Мой список исчерпывался, кажется, только одним старым приятелем. В дневнике 1987 года обнаружились записи: «12 января. Вечер в Клубе на Таганской у К-ва. Первым читал Коля (Байтов) – новые стихи, “Прогулку с фитилями”. За ним я, где-то около получаса. Перед постскриптумом “Птицы Климакс” некто в полной тишине зашербуршился, застучал по часам (потом оказался директором клуба). К-в сказал: да-да, мы кончаем.
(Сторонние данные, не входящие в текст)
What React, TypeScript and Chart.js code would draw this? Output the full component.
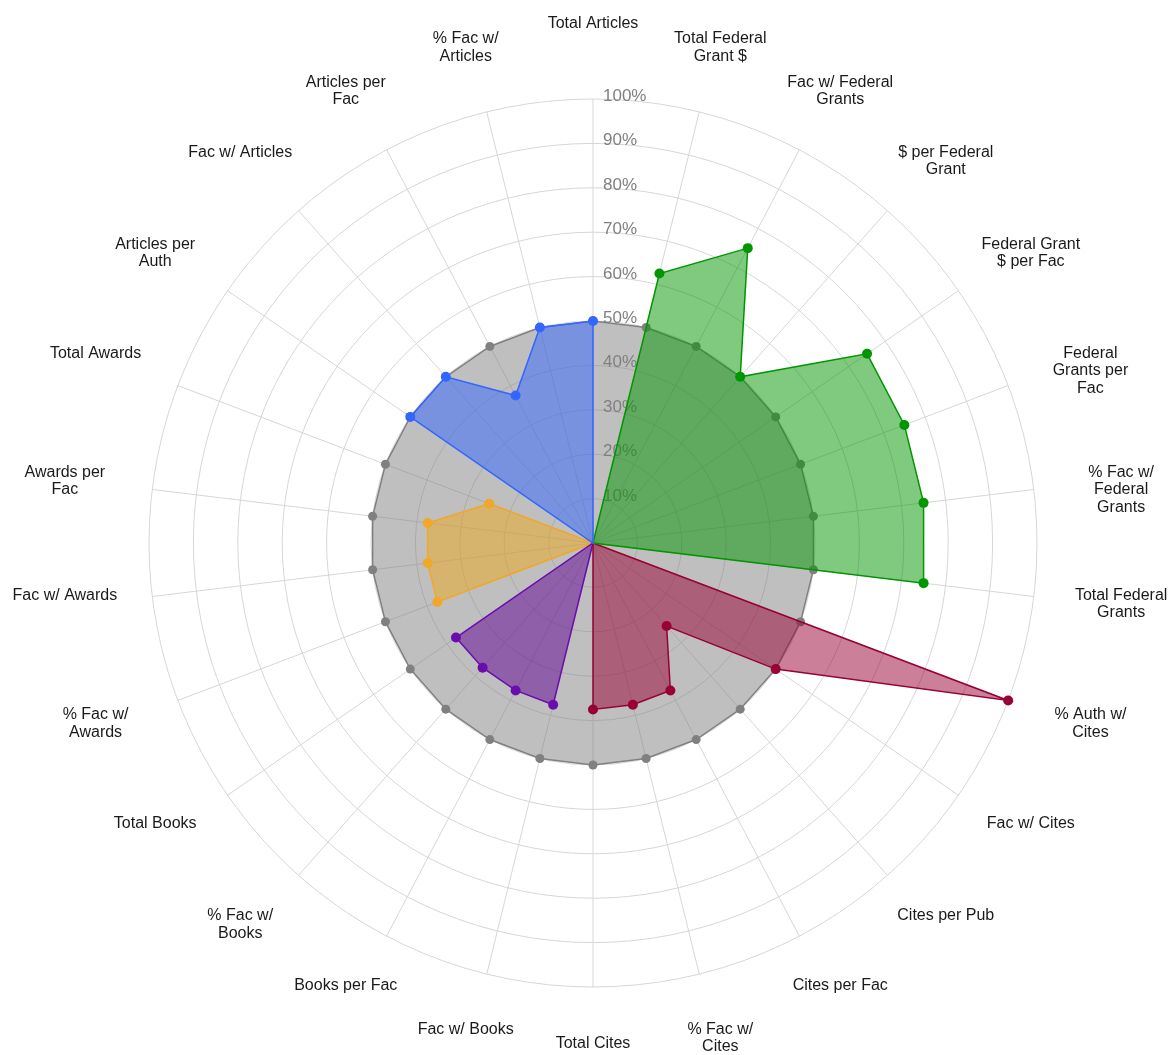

Потом были Летов с Цукерманом (первый раз в этом составе, 4 маленьких пьески, все – минут на десять), потом какой-то мим из к-вских студийцев, два чувака из бывшей группы “Метро” – непрофессионально, но с тинейджеровским драйвецом (в основном, субъективным)… Публики – человек 70–80, по типажам – тусовка вполне “бонтонная”. Мое чтение вызвало несколько раз аплодисменты (соц-арт – “Доска объявлений” и после “Краткий словарь”). Я стремался непристойных пассажей – но прочел. Любопытное ощущение себя в центре тусовки (в кулуарах) – взгляды, облако выделенности из публики… 10-минутная беседа с Летовым». И от 13-го января, на следующий день: «Звонок К-вской мамы: “Я умираю”. После нашего вечера К-ва и Иру Ф-ву выгоняют с работы, в основном из-за моего чтения: “Во-первых, пидораст; во-вторых, диссидент; в-третьих, сексуальный маньяк…” В публике оказались, кроме директора клуба, еще и председатель месткома, и секретарь парткома этого завода… Один из них вынужден был даже принять валидол… Полный успех! Провел весь вечер у К-ва; в конце концов все завершилось поцелуем с мамой и разговорами с К-вым о следующем, через полторы недели, вечере в Курчатовском ДК, куда его пригласили провести “такое же” – как раз после нашего, столь скандального».